The following types of income can be included when calculating lost wages in Ohio:
- Base Salary or Hourly Pay: Your regular gross pay before taxes and deductions.
- Overtime Earnings: Compensation for hours worked beyond your standard schedule, if regularly earned.
- Commissions and Tips: Sales commissions, service charges and customer tips you reasonably expected to earn.
- Bonuses: Discretionary or non‐discretionary bonuses you were entitled to receive.
- Paid Leave: Cash value of unused vacation, sick leave or paid time‐off benefits.
- Fringe Benefits: Employer contributions to health insurance, retirement plans, pension, 401(k) or profit‐sharing programs.
- Deferred Compensation: Stock options, restricted stock and other deferred pay arrangements.
- Other Regular Allowances: Car allowances, housing stipends or uniform reimbursements regularly provided by your employer.
For future lost wages, Ohio courts allow expert testimony to project:
- Expected raises, promotions or changes in job status.
- Inflation or cost‐of‐living adjustments.
- Long‐term disability or capacity limitations affecting your earning power.
You must document all elements with employer records, pay stubs, benefits statements and expert reports where appropriate. Courts assign a reasonable rate of pre‐injury earnings and consider credible evidence of projected future income.
Helpful Hints
- Gather detailed pay stubs and employer benefit statements as soon as possible.

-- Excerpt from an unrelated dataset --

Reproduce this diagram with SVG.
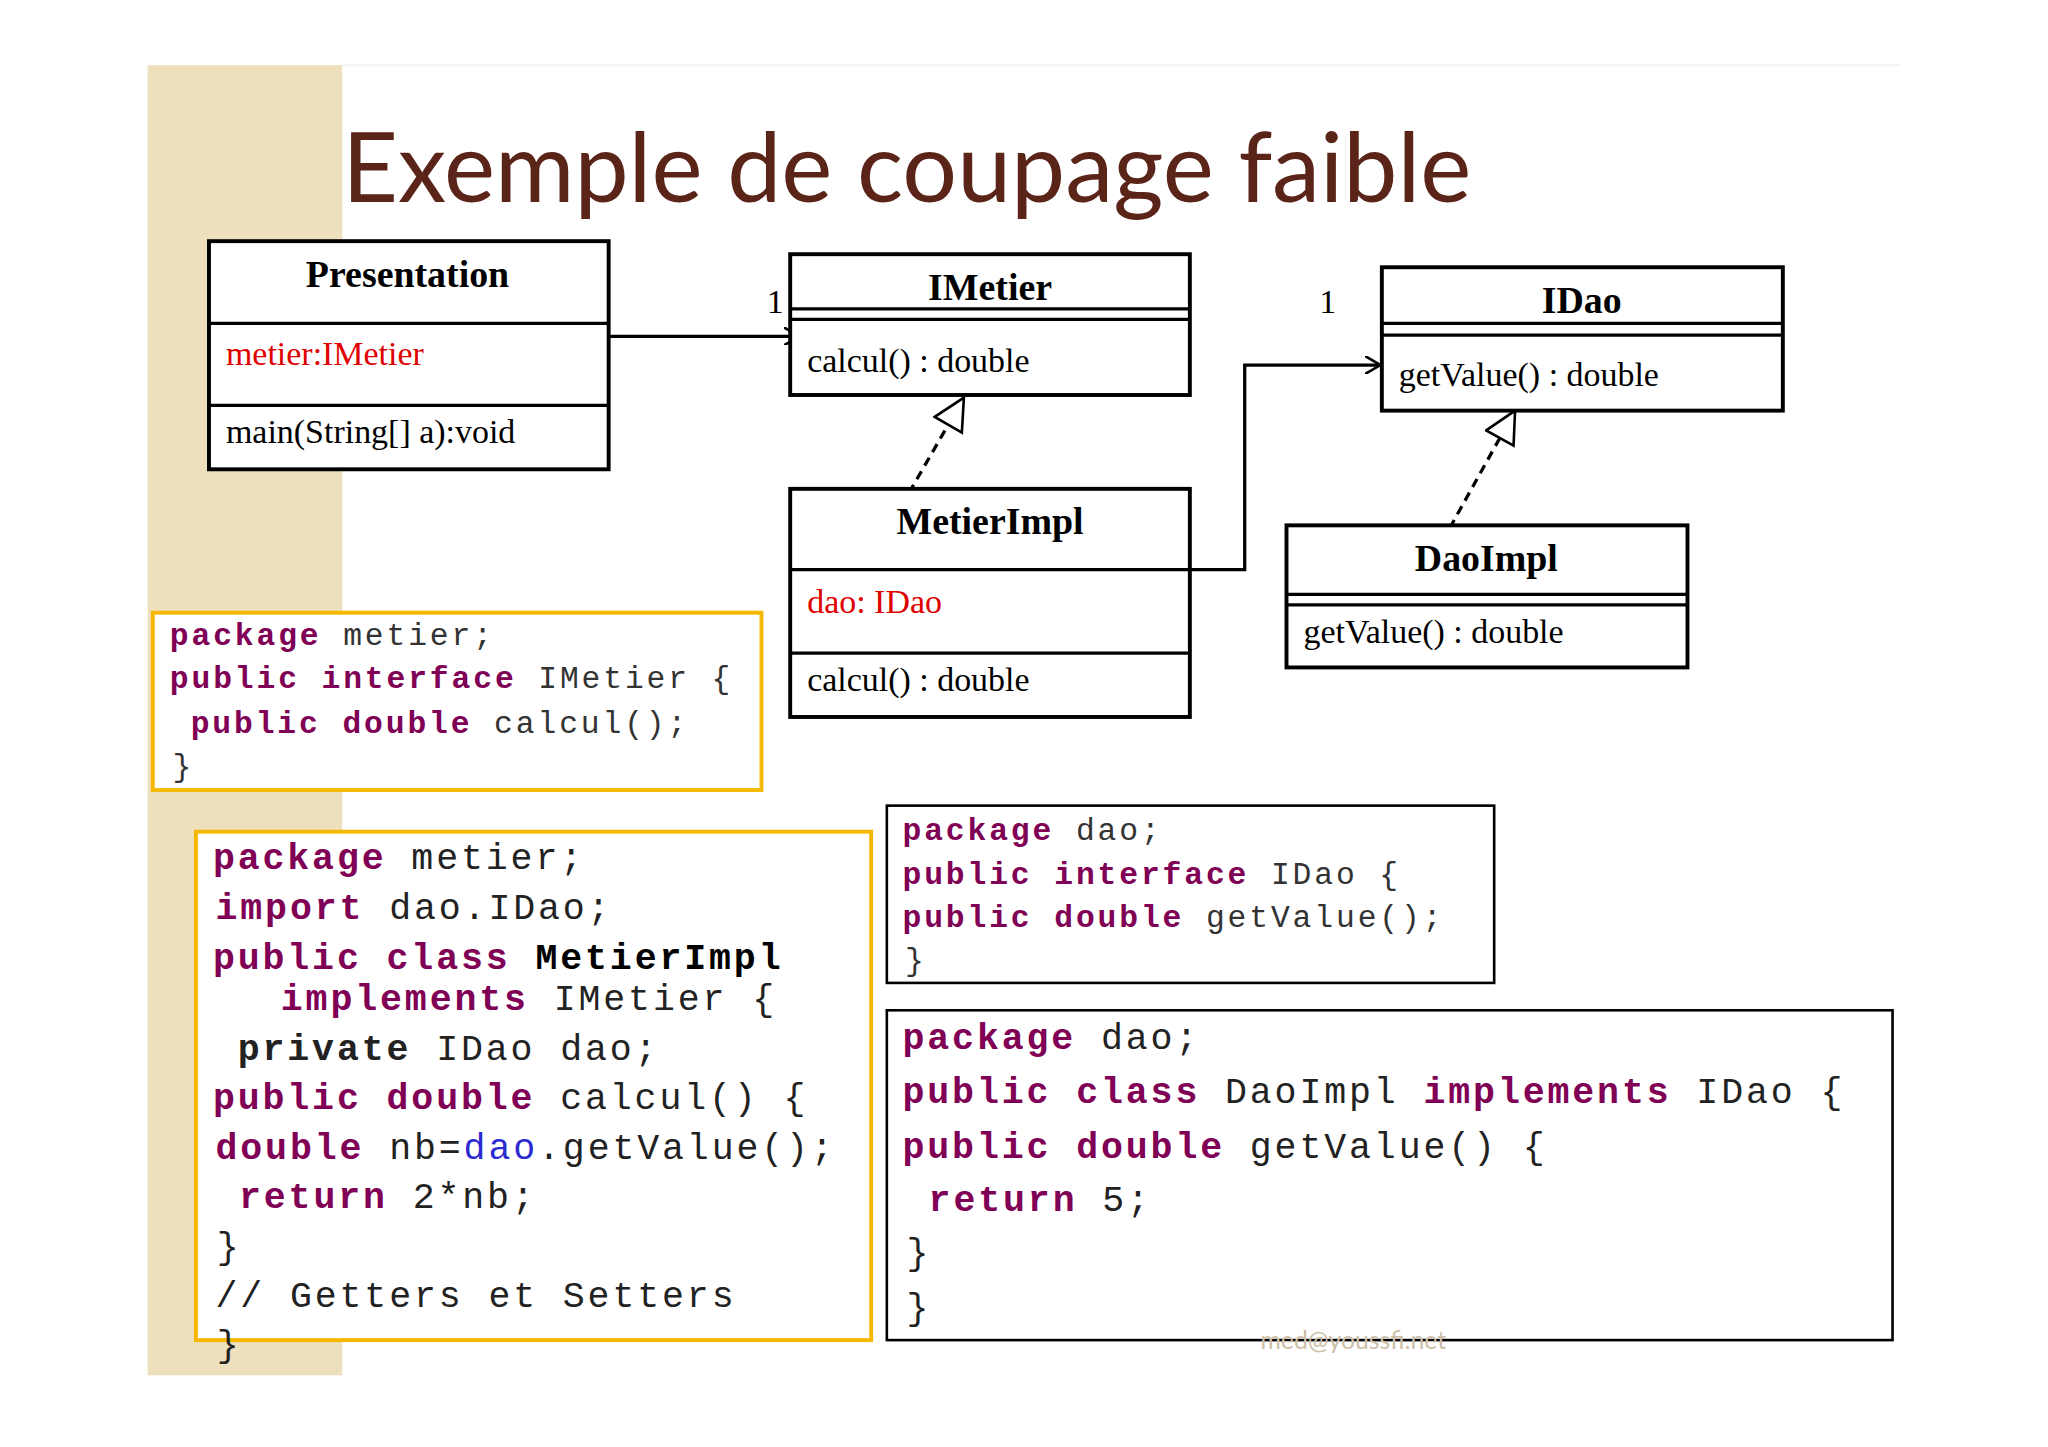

- Track sick leave, vacation days and any other paid time off you can’t use.
- Keep records of commissions, tips and bonus payouts for at least one year.
- Work with a vocational or economic expert for future wage projections.
- Discuss lost fringe benefits with your attorney to ensure full recovery.
- Compare your pre‐injury earnings to your post‐injury earnings to show the gap.
- Review R.C. 2315.18 for statutory definitions of pecuniary loss.